[DATASET RECORDS start]

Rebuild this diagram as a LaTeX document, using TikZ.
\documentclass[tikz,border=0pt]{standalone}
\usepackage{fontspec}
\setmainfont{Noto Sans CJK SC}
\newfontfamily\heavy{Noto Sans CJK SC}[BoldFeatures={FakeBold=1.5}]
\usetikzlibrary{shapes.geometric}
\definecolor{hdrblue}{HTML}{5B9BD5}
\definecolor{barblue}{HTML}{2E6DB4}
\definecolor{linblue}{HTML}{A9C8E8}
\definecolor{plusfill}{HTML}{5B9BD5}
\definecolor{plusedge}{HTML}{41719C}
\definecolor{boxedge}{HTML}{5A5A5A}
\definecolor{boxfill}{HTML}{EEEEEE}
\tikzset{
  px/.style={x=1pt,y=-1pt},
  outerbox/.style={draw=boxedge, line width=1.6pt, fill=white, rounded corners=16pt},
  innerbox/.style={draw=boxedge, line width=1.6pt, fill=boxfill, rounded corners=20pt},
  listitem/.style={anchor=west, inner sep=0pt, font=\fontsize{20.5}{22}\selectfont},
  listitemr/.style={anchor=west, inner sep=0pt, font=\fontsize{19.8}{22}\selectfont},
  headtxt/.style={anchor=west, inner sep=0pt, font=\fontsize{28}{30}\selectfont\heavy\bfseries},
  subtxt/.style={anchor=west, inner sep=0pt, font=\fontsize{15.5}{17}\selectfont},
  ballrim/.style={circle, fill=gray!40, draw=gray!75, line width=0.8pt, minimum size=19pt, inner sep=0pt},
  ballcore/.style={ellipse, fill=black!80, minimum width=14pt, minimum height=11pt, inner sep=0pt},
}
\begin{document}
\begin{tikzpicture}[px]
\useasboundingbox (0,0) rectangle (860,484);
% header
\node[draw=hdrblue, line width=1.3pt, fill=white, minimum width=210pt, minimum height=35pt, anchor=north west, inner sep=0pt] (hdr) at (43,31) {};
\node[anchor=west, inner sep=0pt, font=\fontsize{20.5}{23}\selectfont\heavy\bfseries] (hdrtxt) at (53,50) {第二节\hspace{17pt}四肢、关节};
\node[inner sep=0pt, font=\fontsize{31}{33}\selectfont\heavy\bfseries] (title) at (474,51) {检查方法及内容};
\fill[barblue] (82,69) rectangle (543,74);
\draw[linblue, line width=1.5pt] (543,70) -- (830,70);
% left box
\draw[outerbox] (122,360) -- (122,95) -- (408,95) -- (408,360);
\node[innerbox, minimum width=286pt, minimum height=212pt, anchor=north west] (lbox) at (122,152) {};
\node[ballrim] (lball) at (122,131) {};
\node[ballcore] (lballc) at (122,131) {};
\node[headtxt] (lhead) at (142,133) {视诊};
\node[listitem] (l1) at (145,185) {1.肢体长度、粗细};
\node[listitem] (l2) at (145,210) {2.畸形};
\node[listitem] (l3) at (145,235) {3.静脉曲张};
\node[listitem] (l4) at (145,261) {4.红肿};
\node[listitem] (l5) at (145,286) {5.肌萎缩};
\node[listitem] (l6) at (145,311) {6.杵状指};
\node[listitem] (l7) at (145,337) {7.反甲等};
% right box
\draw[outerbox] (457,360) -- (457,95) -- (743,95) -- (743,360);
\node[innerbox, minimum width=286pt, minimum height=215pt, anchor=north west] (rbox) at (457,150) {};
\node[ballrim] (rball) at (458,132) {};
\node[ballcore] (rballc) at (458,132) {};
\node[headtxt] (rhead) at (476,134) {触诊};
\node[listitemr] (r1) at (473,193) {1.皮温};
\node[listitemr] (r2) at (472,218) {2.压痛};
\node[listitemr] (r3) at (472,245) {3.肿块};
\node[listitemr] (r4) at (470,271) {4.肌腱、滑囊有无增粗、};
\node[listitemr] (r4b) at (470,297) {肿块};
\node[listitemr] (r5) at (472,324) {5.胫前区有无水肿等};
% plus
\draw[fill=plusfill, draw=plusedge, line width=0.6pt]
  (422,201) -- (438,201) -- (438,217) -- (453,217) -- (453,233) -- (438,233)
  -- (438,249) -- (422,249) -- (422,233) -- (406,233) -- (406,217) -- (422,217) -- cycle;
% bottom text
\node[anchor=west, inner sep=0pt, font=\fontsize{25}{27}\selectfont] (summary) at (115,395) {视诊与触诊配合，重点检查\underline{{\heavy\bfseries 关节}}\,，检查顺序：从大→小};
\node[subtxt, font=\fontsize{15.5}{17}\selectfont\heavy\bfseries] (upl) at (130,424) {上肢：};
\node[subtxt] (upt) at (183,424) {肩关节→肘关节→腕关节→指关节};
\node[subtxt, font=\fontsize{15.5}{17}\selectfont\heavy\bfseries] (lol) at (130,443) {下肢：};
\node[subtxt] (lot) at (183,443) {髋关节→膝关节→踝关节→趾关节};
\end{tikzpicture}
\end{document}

[DATASET RECORDS end]
[DATASET RECORDS start]

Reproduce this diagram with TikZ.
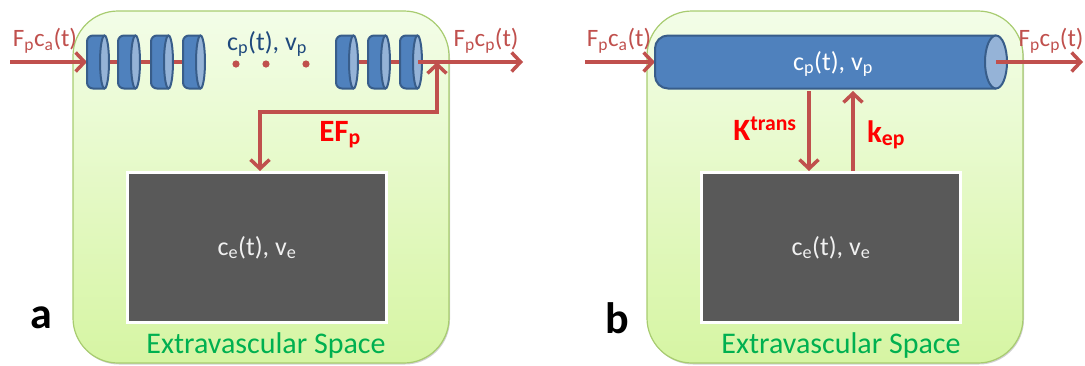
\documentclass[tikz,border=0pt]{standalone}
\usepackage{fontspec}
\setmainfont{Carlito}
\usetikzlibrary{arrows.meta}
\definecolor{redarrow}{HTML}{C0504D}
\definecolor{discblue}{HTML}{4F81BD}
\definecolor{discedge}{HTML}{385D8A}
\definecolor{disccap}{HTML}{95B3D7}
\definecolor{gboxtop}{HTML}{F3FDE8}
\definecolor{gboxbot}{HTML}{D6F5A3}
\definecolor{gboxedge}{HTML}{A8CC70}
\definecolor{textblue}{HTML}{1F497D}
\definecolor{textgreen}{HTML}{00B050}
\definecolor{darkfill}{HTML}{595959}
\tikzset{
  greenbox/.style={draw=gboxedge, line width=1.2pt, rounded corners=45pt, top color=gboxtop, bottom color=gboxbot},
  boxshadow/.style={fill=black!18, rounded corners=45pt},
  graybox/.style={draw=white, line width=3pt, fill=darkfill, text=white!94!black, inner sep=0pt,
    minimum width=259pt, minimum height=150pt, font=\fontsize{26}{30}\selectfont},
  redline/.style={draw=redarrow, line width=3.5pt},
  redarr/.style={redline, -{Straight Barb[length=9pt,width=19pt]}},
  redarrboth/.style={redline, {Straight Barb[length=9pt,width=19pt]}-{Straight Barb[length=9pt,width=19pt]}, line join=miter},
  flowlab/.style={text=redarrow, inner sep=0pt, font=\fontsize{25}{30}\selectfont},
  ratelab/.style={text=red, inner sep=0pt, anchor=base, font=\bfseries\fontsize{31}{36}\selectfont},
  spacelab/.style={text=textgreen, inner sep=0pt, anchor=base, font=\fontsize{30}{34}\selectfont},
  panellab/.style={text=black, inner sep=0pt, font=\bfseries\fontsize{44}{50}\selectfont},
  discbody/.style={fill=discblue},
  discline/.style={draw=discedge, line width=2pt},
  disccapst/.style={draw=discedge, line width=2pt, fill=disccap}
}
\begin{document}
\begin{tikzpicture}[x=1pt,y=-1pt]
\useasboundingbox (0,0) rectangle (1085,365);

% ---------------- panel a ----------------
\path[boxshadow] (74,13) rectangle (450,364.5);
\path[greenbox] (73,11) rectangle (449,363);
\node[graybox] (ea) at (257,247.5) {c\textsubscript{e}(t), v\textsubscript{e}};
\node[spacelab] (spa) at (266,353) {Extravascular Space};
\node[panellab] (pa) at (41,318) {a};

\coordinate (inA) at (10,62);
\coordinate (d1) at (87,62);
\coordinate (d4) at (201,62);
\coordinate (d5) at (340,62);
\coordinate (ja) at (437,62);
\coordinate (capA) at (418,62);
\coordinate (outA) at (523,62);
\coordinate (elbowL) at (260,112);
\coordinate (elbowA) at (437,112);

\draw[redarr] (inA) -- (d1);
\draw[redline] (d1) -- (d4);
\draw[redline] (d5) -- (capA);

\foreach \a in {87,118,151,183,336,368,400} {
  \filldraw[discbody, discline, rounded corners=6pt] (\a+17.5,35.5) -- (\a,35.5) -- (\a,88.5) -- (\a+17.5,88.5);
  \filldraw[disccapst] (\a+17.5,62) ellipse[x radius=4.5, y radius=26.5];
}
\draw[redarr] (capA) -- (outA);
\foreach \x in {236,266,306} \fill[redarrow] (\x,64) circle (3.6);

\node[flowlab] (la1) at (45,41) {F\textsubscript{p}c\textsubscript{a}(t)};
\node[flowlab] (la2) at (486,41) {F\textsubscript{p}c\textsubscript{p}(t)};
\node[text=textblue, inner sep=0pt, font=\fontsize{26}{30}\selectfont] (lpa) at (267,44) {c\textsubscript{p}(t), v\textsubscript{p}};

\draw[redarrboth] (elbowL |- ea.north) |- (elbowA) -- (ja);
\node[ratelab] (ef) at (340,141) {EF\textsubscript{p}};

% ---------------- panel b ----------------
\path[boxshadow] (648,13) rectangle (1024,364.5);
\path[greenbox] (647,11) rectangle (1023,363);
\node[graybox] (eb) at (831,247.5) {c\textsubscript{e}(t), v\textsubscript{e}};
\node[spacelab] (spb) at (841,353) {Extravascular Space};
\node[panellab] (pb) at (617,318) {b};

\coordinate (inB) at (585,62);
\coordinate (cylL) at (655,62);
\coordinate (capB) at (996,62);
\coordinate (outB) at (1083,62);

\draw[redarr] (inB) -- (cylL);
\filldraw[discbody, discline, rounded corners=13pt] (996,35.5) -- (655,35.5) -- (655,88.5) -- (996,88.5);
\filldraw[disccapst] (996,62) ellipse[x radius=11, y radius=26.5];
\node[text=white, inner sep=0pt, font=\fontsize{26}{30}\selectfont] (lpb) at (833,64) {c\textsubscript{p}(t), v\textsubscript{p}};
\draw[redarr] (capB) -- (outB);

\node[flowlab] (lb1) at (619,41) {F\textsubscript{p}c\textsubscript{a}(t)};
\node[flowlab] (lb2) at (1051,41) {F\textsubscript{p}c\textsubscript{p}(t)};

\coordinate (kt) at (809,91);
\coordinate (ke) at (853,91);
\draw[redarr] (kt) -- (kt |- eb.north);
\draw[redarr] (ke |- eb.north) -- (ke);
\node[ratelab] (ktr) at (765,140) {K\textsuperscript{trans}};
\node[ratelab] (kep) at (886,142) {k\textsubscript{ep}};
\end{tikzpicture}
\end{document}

[DATASET RECORDS end]
[DATASET RECORDS start]

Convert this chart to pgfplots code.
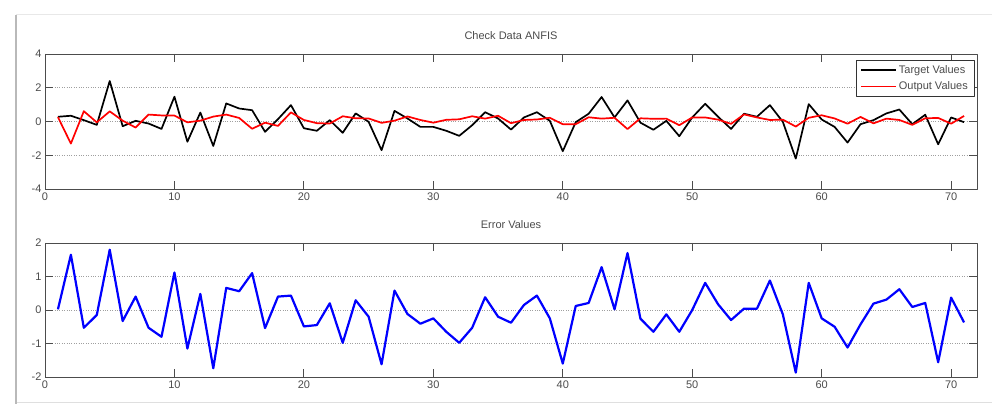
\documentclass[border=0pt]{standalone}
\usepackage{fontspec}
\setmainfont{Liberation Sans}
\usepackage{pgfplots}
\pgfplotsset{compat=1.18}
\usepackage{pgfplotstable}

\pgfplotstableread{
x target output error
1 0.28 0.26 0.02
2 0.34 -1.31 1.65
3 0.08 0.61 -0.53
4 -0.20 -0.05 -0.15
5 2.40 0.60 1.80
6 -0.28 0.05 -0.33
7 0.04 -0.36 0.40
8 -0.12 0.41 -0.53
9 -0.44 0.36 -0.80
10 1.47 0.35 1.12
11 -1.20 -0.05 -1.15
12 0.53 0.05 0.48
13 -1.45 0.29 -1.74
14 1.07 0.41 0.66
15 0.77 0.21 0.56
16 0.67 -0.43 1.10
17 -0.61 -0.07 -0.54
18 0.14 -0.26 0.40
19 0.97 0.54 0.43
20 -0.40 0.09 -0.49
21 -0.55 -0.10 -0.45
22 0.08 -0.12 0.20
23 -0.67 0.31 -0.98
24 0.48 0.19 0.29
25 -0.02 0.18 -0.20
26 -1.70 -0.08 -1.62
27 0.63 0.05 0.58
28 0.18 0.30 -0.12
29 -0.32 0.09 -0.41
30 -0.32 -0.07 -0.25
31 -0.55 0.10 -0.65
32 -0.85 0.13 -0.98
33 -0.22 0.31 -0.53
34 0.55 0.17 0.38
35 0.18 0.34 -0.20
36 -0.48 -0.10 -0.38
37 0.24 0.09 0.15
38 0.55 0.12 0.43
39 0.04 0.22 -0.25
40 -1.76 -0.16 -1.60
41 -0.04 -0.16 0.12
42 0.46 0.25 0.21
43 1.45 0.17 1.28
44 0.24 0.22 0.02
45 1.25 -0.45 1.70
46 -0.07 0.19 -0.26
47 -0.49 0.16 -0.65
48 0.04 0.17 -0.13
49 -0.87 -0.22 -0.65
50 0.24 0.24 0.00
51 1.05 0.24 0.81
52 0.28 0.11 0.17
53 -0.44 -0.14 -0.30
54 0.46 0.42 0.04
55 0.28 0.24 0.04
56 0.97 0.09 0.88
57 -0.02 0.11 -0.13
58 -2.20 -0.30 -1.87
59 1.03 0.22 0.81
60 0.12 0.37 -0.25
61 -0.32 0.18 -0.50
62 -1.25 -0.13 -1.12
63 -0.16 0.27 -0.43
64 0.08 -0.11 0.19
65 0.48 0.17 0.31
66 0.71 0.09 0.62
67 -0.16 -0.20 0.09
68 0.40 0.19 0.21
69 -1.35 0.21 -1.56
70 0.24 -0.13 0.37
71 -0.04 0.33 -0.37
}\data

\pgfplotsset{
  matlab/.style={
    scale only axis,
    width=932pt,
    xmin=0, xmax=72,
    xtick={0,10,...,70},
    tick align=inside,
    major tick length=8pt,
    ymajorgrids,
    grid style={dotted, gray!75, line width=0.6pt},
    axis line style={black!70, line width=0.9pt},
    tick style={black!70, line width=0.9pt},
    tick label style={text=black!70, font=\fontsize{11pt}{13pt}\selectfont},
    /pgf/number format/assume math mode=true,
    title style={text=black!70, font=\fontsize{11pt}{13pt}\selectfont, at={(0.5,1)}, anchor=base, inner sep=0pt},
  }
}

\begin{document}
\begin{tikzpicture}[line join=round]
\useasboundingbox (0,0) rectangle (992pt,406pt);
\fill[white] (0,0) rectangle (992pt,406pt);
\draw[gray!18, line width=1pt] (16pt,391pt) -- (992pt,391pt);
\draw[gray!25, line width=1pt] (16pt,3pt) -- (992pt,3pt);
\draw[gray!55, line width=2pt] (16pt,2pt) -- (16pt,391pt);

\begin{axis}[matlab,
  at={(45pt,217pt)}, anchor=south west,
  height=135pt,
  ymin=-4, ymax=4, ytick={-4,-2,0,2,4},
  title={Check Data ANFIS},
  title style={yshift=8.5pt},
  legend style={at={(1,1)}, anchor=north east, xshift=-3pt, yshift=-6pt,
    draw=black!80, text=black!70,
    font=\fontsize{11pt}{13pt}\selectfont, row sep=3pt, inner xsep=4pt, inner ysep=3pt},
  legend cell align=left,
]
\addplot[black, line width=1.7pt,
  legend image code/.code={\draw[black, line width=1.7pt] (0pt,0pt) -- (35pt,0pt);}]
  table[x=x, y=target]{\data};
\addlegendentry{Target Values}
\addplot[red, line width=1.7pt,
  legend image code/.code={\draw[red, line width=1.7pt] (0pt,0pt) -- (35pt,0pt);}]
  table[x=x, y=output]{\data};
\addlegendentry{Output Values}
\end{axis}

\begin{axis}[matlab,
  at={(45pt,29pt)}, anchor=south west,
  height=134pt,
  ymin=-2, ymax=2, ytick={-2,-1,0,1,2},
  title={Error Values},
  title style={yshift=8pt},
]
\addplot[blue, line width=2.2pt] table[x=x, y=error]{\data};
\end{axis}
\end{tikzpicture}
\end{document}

[DATASET RECORDS end]

# [WORK TO COMPLETE]
Your task is to list each line of the records with the word "diagram".

# [ANSWER FOR THE TASK]
Rebuild this diagram as a LaTeX document, using TikZ.
Reproduce this diagram with TikZ.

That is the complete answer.